Exercise prompt:
Retype only the lines running from the line that contains "Write a LaTeX" to the line that contains "(DL1) at (224,76.7)", inclusive, and leave the pictures behind.

The records:
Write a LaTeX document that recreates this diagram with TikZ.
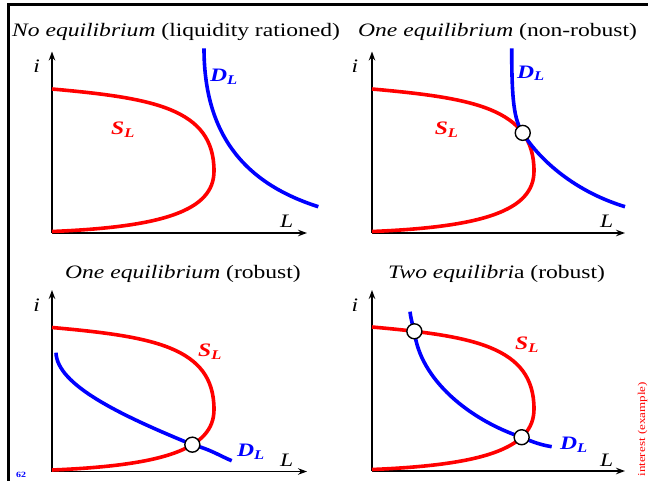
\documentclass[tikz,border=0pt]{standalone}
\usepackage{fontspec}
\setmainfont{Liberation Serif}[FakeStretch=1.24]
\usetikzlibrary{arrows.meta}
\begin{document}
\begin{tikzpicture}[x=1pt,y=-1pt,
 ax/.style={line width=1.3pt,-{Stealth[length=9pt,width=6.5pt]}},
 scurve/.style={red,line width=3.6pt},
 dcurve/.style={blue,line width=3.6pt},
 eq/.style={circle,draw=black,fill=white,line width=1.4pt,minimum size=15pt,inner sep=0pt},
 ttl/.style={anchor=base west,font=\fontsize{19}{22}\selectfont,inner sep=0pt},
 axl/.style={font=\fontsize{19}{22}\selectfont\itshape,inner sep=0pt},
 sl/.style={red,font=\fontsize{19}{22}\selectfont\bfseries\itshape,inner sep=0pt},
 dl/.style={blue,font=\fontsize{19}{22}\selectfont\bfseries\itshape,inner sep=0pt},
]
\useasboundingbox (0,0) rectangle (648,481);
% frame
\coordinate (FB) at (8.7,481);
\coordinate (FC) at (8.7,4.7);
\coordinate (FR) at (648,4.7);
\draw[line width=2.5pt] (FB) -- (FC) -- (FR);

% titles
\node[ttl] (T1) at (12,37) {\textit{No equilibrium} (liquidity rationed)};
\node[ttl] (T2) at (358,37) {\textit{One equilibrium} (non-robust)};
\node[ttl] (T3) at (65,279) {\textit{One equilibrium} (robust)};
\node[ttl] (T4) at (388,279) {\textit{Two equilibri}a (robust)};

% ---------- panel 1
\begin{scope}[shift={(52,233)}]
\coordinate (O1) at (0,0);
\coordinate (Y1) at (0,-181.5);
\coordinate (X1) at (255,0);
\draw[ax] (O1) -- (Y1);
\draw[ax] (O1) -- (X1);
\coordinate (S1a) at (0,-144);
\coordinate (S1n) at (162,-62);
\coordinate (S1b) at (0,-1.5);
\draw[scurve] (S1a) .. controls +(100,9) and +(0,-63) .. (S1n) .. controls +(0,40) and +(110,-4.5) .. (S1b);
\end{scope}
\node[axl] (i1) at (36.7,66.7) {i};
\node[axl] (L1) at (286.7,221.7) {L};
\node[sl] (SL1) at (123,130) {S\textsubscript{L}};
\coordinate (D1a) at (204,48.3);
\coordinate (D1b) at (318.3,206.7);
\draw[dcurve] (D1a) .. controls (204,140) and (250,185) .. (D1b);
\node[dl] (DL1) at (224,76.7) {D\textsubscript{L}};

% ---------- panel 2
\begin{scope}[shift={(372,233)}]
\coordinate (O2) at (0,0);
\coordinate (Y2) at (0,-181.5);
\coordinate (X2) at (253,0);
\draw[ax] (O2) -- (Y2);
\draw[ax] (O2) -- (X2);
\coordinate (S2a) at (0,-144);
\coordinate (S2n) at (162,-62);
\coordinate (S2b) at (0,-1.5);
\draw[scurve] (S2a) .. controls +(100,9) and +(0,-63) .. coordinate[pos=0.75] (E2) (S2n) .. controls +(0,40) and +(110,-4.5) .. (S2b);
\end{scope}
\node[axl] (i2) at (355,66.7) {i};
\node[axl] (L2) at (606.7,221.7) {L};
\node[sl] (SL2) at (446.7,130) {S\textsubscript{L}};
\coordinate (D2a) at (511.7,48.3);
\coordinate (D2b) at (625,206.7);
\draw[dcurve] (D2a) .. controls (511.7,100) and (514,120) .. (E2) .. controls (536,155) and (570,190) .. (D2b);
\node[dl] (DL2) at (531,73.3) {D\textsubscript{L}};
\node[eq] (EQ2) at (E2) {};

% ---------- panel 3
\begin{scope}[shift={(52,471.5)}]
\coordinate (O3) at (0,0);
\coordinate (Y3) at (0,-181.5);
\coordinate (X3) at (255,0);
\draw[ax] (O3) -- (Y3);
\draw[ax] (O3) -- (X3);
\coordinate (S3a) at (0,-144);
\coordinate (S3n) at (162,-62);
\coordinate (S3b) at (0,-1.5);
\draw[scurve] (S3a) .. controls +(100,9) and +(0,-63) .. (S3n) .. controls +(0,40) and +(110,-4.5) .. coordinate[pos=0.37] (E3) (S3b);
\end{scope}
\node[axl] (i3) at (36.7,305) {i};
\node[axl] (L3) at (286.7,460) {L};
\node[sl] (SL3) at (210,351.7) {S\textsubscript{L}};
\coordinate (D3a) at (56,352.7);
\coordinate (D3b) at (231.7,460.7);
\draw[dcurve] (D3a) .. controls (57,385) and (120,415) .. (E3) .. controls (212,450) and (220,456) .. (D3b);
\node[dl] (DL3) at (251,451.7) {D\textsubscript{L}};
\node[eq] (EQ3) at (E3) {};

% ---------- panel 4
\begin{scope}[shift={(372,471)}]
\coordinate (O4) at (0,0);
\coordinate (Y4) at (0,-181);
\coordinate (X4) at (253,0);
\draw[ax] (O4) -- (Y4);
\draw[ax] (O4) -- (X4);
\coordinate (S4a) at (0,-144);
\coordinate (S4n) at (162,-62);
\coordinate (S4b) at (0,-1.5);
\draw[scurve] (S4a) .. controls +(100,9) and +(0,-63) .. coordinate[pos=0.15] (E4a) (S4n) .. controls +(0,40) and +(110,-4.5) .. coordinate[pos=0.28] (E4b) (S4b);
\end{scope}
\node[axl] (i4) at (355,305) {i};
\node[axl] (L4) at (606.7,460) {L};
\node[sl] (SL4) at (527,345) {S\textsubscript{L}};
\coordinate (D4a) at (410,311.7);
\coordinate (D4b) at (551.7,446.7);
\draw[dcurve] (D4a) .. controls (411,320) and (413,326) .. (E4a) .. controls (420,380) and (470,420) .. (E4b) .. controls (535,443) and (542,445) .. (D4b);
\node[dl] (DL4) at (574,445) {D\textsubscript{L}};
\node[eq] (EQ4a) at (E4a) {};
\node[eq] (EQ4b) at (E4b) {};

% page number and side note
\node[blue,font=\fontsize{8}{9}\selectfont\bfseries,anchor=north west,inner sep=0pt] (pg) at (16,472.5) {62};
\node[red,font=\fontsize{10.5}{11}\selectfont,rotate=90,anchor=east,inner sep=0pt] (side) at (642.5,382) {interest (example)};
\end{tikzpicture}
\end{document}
--
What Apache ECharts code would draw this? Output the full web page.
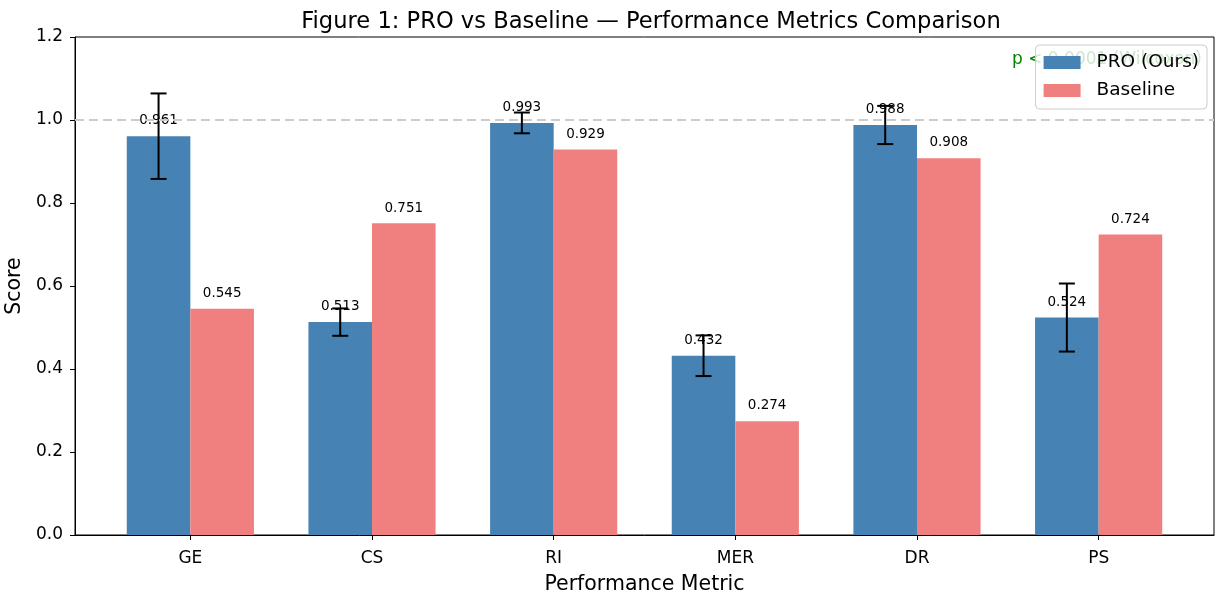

Output of the exercise:
Write a LaTeX document that recreates this diagram with TikZ.
\documentclass[tikz,border=0pt]{standalone}
\usepackage{fontspec}
\setmainfont{Liberation Serif}[FakeStretch=1.24]
\usetikzlibrary{arrows.meta}
\begin{document}
\begin{tikzpicture}[x=1pt,y=-1pt,
 ax/.style={line width=1.3pt,-{Stealth[length=9pt,width=6.5pt]}},
 scurve/.style={red,line width=3.6pt},
 dcurve/.style={blue,line width=3.6pt},
 eq/.style={circle,draw=black,fill=white,line width=1.4pt,minimum size=15pt,inner sep=0pt},
 ttl/.style={anchor=base west,font=\fontsize{19}{22}\selectfont,inner sep=0pt},
 axl/.style={font=\fontsize{19}{22}\selectfont\itshape,inner sep=0pt},
 sl/.style={red,font=\fontsize{19}{22}\selectfont\bfseries\itshape,inner sep=0pt},
 dl/.style={blue,font=\fontsize{19}{22}\selectfont\bfseries\itshape,inner sep=0pt},
]
\useasboundingbox (0,0) rectangle (648,481);
% frame
\coordinate (FB) at (8.7,481);
\coordinate (FC) at (8.7,4.7);
\coordinate (FR) at (648,4.7);
\draw[line width=2.5pt] (FB) -- (FC) -- (FR);

% titles
\node[ttl] (T1) at (12,37) {\textit{No equilibrium} (liquidity rationed)};
\node[ttl] (T2) at (358,37) {\textit{One equilibrium} (non-robust)};
\node[ttl] (T3) at (65,279) {\textit{One equilibrium} (robust)};
\node[ttl] (T4) at (388,279) {\textit{Two equilibri}a (robust)};

% ---------- panel 1
\begin{scope}[shift={(52,233)}]
\coordinate (O1) at (0,0);
\coordinate (Y1) at (0,-181.5);
\coordinate (X1) at (255,0);
\draw[ax] (O1) -- (Y1);
\draw[ax] (O1) -- (X1);
\coordinate (S1a) at (0,-144);
\coordinate (S1n) at (162,-62);
\coordinate (S1b) at (0,-1.5);
\draw[scurve] (S1a) .. controls +(100,9) and +(0,-63) .. (S1n) .. controls +(0,40) and +(110,-4.5) .. (S1b);
\end{scope}
\node[axl] (i1) at (36.7,66.7) {i};
\node[axl] (L1) at (286.7,221.7) {L};
\node[sl] (SL1) at (123,130) {S\textsubscript{L}};
\coordinate (D1a) at (204,48.3);
\coordinate (D1b) at (318.3,206.7);
\draw[dcurve] (D1a) .. controls (204,140) and (250,185) .. (D1b);
\node[dl] (DL1) at (224,76.7) {D\textsubscript{L}};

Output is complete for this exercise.